The jury was still out on whether Tetra, the controversial new 2.9 billion digital police radio system, had any harmful health effects, he said.

Sir William said: "We said in the Stewart report it's not possible to say categorically that there are not health effects but what has come out from the industry is that mobile phones are safe.

"I think the mobile phone industry in this country is actually pretty responsible. However, they have been very selective about what they said about the report.

"If it is possible to have football scores on a handset, surely it is possible to have emission levels on them.

"There is a website set up by manufacturers but have you tried to navigate that site to find SAR [Specific Absorption Rate - rate at which the body absorbs emissions from a handset] values? I can tell you it is not easy."

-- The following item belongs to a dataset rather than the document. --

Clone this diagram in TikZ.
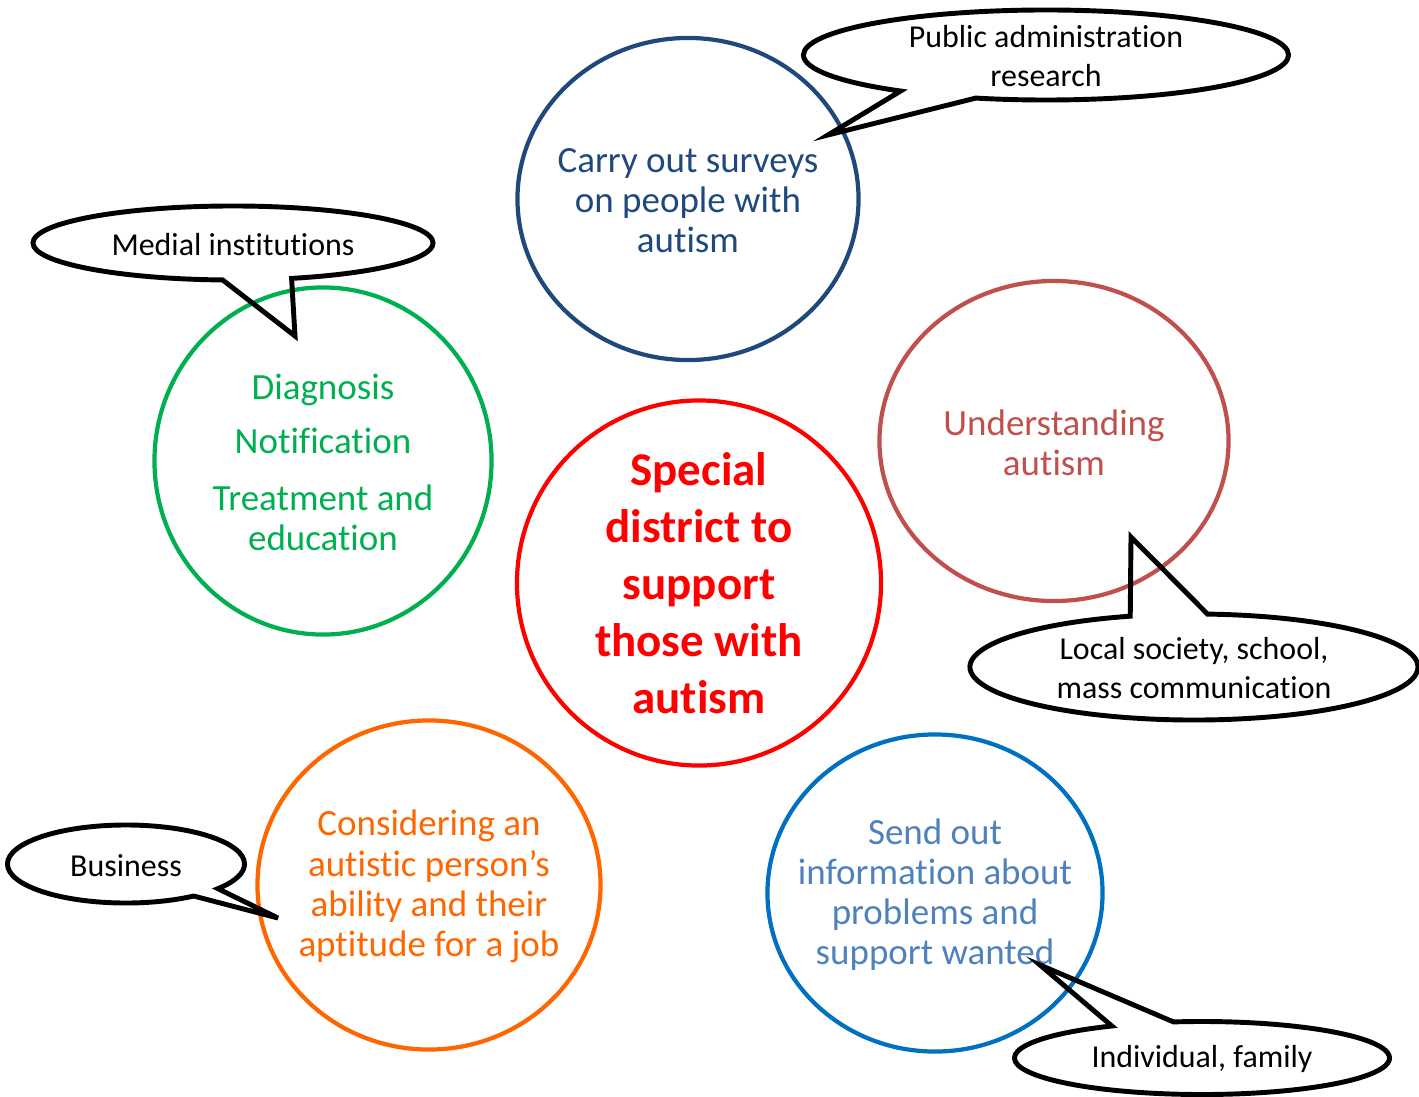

Sir William was speaking four days before the fifth anniversary of the first meeting of the Independent Expert Group on Mobile Phones, a committee ministers asked him to chair to look into the potential health risks of the mobiles.

The group reported in May 2000, stating that a precautionary approach should be adopted.

A spokesman for the Mobile Operators' Association said: "All mobile phones sold in Britain comply with international health and safety exposure guidelines set by independent scientific experts."

A spokesman for O2 Airwave, the company supplying Tetra, said: "The most recent expert scientific reviews have concluded there is no evidence that the Tetra emergency communications network, which is improving public safety across the country, has an adverse impact on health."